**TASK DESCRIPTION**
Only lines with the string "this" matter here; gather them from the material below.

━━━━━━━━━━

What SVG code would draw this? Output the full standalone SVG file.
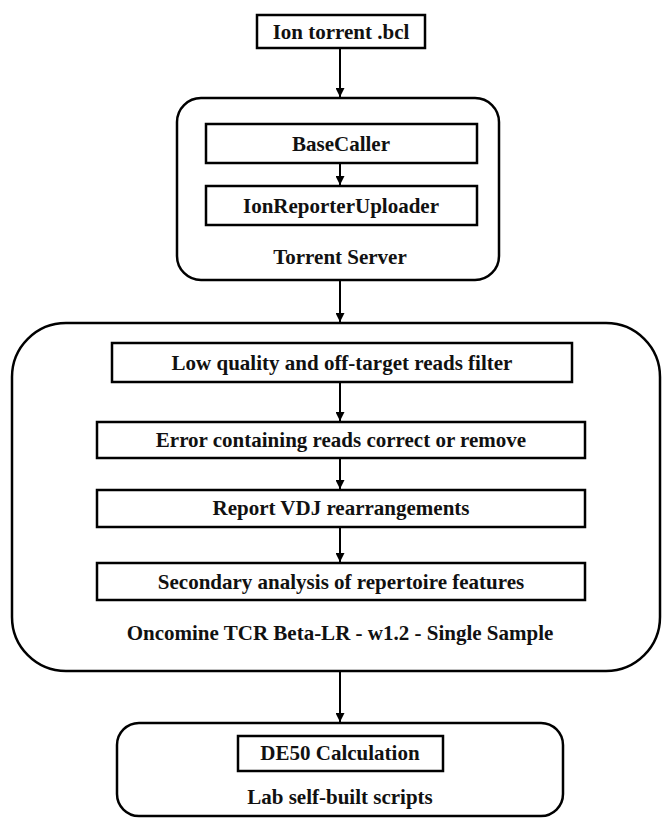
<svg xmlns="http://www.w3.org/2000/svg" width="662" height="821" viewBox="0 0 662 821">
<defs>
<marker id="ah" viewBox="0 0 10 10" refX="10" refY="5" markerWidth="4.5" markerHeight="4.5" markerUnits="strokeWidth" orient="auto">
<path d="M0,0 L10,5 L0,10 z" fill="#000"/>
</marker>
<style>
.box{fill:#fff;stroke:#000;stroke-width:2.5}
.cont{fill:#fff;stroke:#000;stroke-width:2.5}
.t{font-family:"Liberation Serif","Times New Roman",serif;font-weight:bold;font-size:21px;text-anchor:middle;fill:#111}
.c{stroke:#000;stroke-width:2;fill:none;marker-end:url(#ah)}
</style>
</defs>
<rect width="662" height="821" fill="#fff"/>
<g id="torrent-server">
<rect class="cont" x="177" y="98" width="322" height="182" rx="24"/>
<text class="t" x="340" y="264">Torrent Server</text>
</g>
<g id="oncomine">
<rect class="cont" x="12" y="323" width="648" height="348" rx="54"/>
<text class="t" x="340" y="640">Oncomine TCR Beta-LR - w1.2 - Single Sample</text>
</g>
<g id="lab-scripts">
<rect class="cont" x="117" y="723" width="446" height="93" rx="22"/>
<text class="t" x="340" y="804">Lab self-built scripts</text>
</g>
<g id="ion-torrent">
<rect class="box" x="257" y="15" width="168" height="33"/>
<text class="t" x="341" y="39">Ion torrent .bcl</text>
</g>
<g id="basecaller">
<rect class="box" x="206" y="124" width="271" height="39"/>
<text class="t" x="341" y="151">BaseCaller</text>
</g>
<g id="ionreporteruploader">
<rect class="box" x="206" y="186" width="271" height="39"/>
<text class="t" x="341" y="213">IonReporterUploader</text>
</g>
<g id="low-quality">
<rect class="box" x="112" y="343" width="460" height="39"/>
<text class="t" x="342" y="370">Low quality and off-target reads filter</text>
</g>
<g id="error-containing">
<rect class="box" x="97" y="422" width="488" height="36"/>
<text class="t" x="341" y="447">Error containing reads correct or remove</text>
</g>
<g id="report-vdj">
<rect class="box" x="97" y="490" width="488" height="37"/>
<text class="t" x="341" y="515">Report VDJ rearrangements</text>
</g>
<g id="secondary-analysis">
<rect class="box" x="97" y="563" width="488" height="37"/>
<text class="t" x="341" y="589">Secondary analysis of repertoire features</text>
</g>
<g id="de50">
<rect class="box" x="238" y="736" width="205" height="35"/>
<text class="t" x="340" y="760">DE50 Calculation</text>
</g>
<g id="connectors">
<line class="c" x1="340" y1="49" x2="340" y2="97"/>
<line class="c" x1="340" y1="164" x2="340" y2="185"/>
<line class="c" x1="340" y1="281" x2="340" y2="322"/>
<line class="c" x1="340" y1="383" x2="340" y2="421"/>
<line class="c" x1="340" y1="459" x2="340" y2="489"/>
<line class="c" x1="340" y1="528" x2="340" y2="562"/>
<line class="c" x1="340" y1="672" x2="340" y2="722"/>
</g>
</svg>
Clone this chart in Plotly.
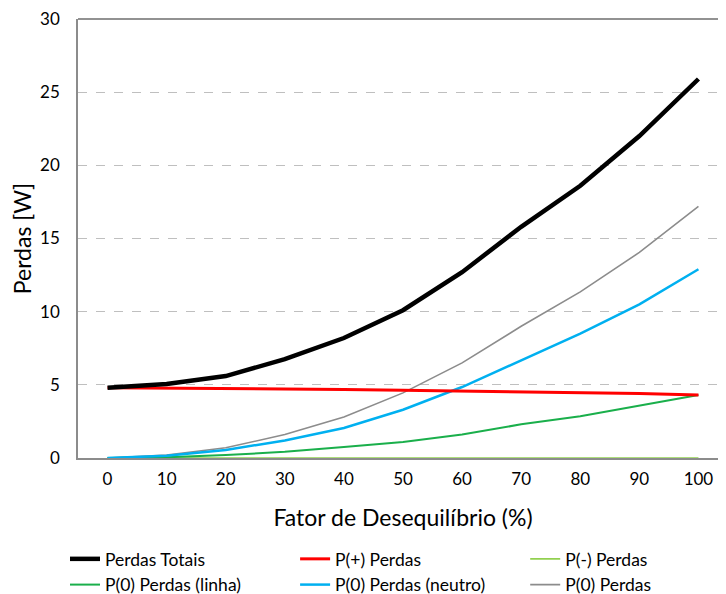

━━━━━━━━━━

**COMPLETED TASK**
What SVG code would draw this? Output the full standalone SVG file.
Clone this chart in Plotly.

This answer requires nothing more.